Tutti in sala scoppiarono a ridere ed io, già da piccola, dimostrai un’innata predisposizione al genere horror, che per nulla mi impressionava.
Ancor oggi, adoro crogiolarmi sotto la coperta, in inverno, gustando un film horror, meglio ancora se durante una giornata buia e piovosa, il sole mi oscurerebbe il pathos del momento.
La sala cinematografica, intesa come luogo fisico, racchiude all’interno odori, fetori di umana gente, brandelli di solitudine, prime cotte, amori clandestini.
Ad ogni film ecco che riaffiora un ricordo, un periodo della nostra vita, più o meno piacevole.
Con l’avvento delle varie piattaforme a pagamento di film e serie tv, purtroppo perdiamo il senso di comunità e l’autentica visione di una pellicola. Scompaiono il contatto umano e il grande schermo che permette l’interezza dell’immagine. Ne è un palese esempio la scena di “Via col vento”, durante la quale 850 comparse devastarono la stazione di Atlanta e furono impiegati inoltre ben 1000 manichini (mossi dagli attori per farli comparire realistici).
Immaginiamo una scena del genere all’interno di un 50 pollici di casa nostra.

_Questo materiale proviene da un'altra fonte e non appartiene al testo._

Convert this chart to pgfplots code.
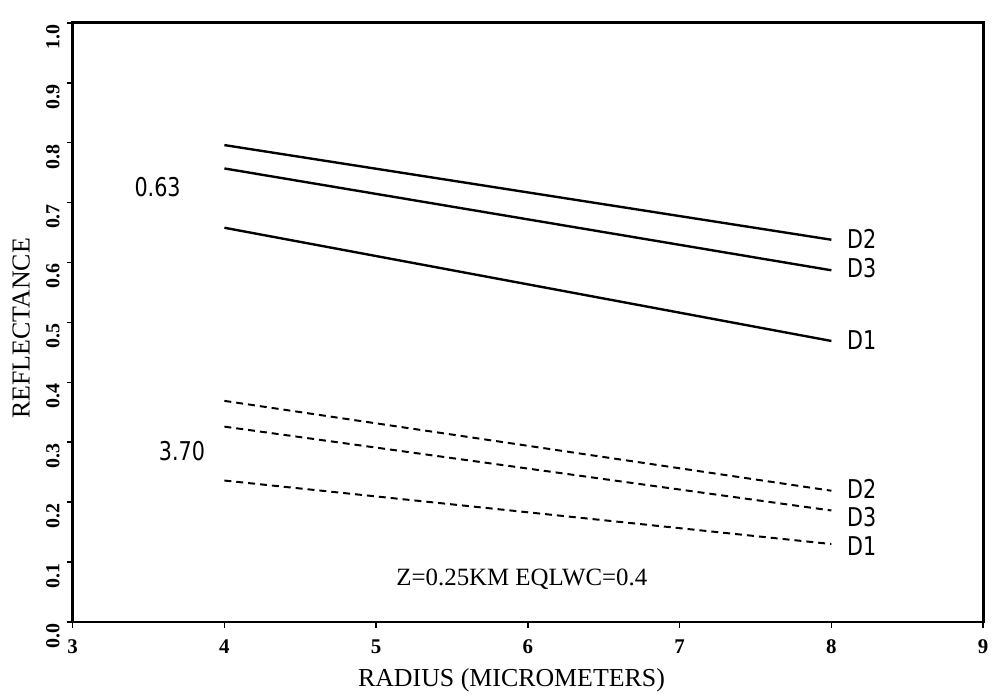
\documentclass[border=0pt]{standalone}
\usepackage{fontspec}
\setmainfont{Liberation Serif}
\newfontfamily\annot[FakeStretch=0.8]{DejaVu Sans}
\usepackage{pgfplots}
\pgfplotsset{compat=1.18}
\begin{document}
\begin{tikzpicture}
\begin{axis}[
  at={(0,0)}, anchor=south west,
  scale only axis,
  width=457.5pt, height=301pt,
  xmin=3, xmax=9, ymin=0, ymax=1.0,
  xtick={3,4,5,6,7,8,9},
  ytick={0,0.1,0.2,0.3,0.4,0.5,0.6,0.7,0.8,0.9,1.0},
  xtick pos=bottom, ytick pos=left,
  /pgf/number format/assume math mode=true,
  yticklabel style={rotate=90, anchor=south, xshift=-7pt, font=\bfseries\fontsize{10}{11}\selectfont, /pgf/number format/.cd, fixed, fixed zerofill, precision=1},
  xticklabel style={yshift=-2.5pt, font=\bfseries\fontsize{10.5}{11}\selectfont},
  tick align=outside,
  major tick length=3pt,
  tick style={line width=0.8pt, black},
  axis line style={line width=1.4pt},
  xlabel={RADIUS (MICROMETERS)},
  ylabel={REFLECTANCE},
  label style={font=\fontsize{13}{15}\selectfont},
  xlabel style={at={(axis description cs:0.482,0)}, anchor=north, yshift=-20pt},
  ylabel style={at={(axis description cs:0,0.49)}, anchor=south, yshift=18pt},
  clip=false,
]
% 0.63 um, solid
\addplot[black, line width=1.2pt] coordinates {(4,0.796) (8,0.638)};
\addplot[black, line width=1.2pt] coordinates {(4,0.757) (8,0.587)};
\addplot[black, line width=1.2pt] coordinates {(4,0.658) (8,0.469)};
% 3.70 um, dashed
\addplot[black, line width=1pt, dash pattern=on 3.5pt off 2.5pt] coordinates {(4,0.369) (8,0.219)};
\addplot[black, line width=1pt, dash pattern=on 3.5pt off 2.5pt] coordinates {(4,0.326) (8,0.186)};
\addplot[black, line width=1pt, dash pattern=on 3.5pt off 2.5pt] coordinates {(4,0.236) (8,0.130)};
\node[font=\annot\fontsize{13}{14}\selectfont] at (axis cs:3.56,0.726) {0.63};
\node[font=\annot\fontsize{13}{14}\selectfont] at (axis cs:3.72,0.285) {3.70};
\node[font=\annot\fontsize{13}{14}\selectfont] at (axis cs:8.2,0.640) {D2};
\node[font=\annot\fontsize{13}{14}\selectfont] at (axis cs:8.2,0.590) {D3};
\node[font=\annot\fontsize{13}{14}\selectfont] at (axis cs:8.2,0.470) {D1};
\node[font=\annot\fontsize{13}{14}\selectfont] at (axis cs:8.2,0.222) {D2};
\node[font=\annot\fontsize{13}{14}\selectfont] at (axis cs:8.2,0.175) {D3};
\node[font=\annot\fontsize{13}{14}\selectfont] at (axis cs:8.2,0.127) {D1};
\node[font=\fontsize{12.5}{14}\selectfont] at (axis cs:5.96,0.072) {Z=0.25KM EQLWC=0.4};
\end{axis}
\useasboundingbox (-36.5pt,-36.5pt) rectangle (461pt,312.5pt);
\end{tikzpicture}
\end{document}
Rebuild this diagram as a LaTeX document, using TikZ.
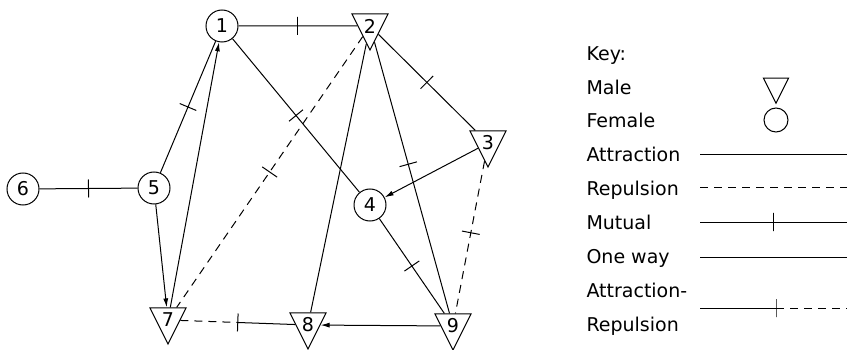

Il paragone non regge in alcun modo.
Il cinema, come il teatro, svolge un ruolo catartico, di liberazione delle proprie energie e stati d’animo.
Aristotele interpretava la catarsi come una liberazione dalle passioni che conducono al male.
Nel teatro greco (V secolo a.C.) si creava una simbiosi tra attori e spettatori, tale da far vivere un’esperienza unica, offrendo l’occasione di liberarsi dagli impulsi peggiori che provocavano il male.
Il cinema è talmente potente e coinvolgente da farci, alle volte, provare ammirazione verso personaggi alquanto discutibili, diventando così noi stessi loro complici.
Il regista trova alibi per edulcorare alcuni personaggi di per sé diseducativi, tant’è che talvolta mi sono ritrovata ad immedesimarmi nella parte della strega cattiva.
Varie pellicole mi hanno insegnato la storia, come non avrebbe mai saputo fare un testo scolastico.
Molte scene e frasi si sono impresse nella memoria e rimarranno lì a ricordarmi chi sono.
Vogliamo parlare dei platonici innamoramenti nati tra spettatore e personaggi di alcuni film?
Chi non avrebbe voluto avere un professore come Robin Williams ne “L’attimo fuggente”?
Chi non avrebbe voluto fuggire ai Caraibi con il capitano Jack Sparrow o ripristinare la giustizia come Batman?
Il cinema ci permette di essere, per quelle due ore scarse, chi vogliamo e ci sono consentiti poteri straordinari, senza limiti. Per questo la scelta di un film è fondamentale e accompagna i sentimenti che proviamo in quell’istante.
Il cinema ci fa sentire qualcun altro, ci fa precipitare in un burrone, o volare in cielo come aquile e riveste un ruolo fondamentale nella nostra vita.
Ho letto da poco un articolo nel quale si annunciava la chiusura di produzioni italiane e cancellazioni di serie tv, con conseguenti nuovi licenziamenti.
Grazie al cinema italiano ha preso vita il genere comico e il neorealismo, portando alla fama internazionale nomi come Totò, De Sica, De Filippo, Vittorio Gassman, Mastroianni, Vitti e tanti altri ancora.
Le produzioni contemporanee, per certi versi, hanno perso lo smalto, la profondità e l’intensità dei vecchi film, anche se non tutto è da scartare a priori. Credo sia il momento di trasporre sulla pellicola nuove idee, nuovi spunti di confronto, nuove iniziative atte a stimolare un cinema indipendente, mettendo al centro l’uomo in un contesto sociale e storico ben definito.
Gli ultimi anni hanno cambiato il mondo e i singoli individui e sarebbe il caso di non nascondere la testa sotto la sabbia e affrontare a muso duro emozioni, esperienze e sentimenti contrastanti che ci hanno letteralmente travolto in tutta la loro drammaticità.
Se solo ripenso che, fino a poco tempo fa, non potevo entrare in un cinema a causa di assurde leggi liberticide, mi infervoro. E’ giunto il momento che questo infame periodo storico diventi il protagonista indiscusso di una veritiera e attenta produzione cinematografica, affinchè non si ripeta più un simile orrore, grazie anche alla consapevolezza del popolo italiano.
Sogno un cinema politicamente meno corretto e più sincero, ma so che rimarrà solo un sogno recondito.
Il cinema è arte, cultura, evasione, e magia.
Riacquistiamo l’intelligenza, la cultura e l’assennatezza, perché in una società dove esse non esistono, subentrano coercizione e ingiustizia.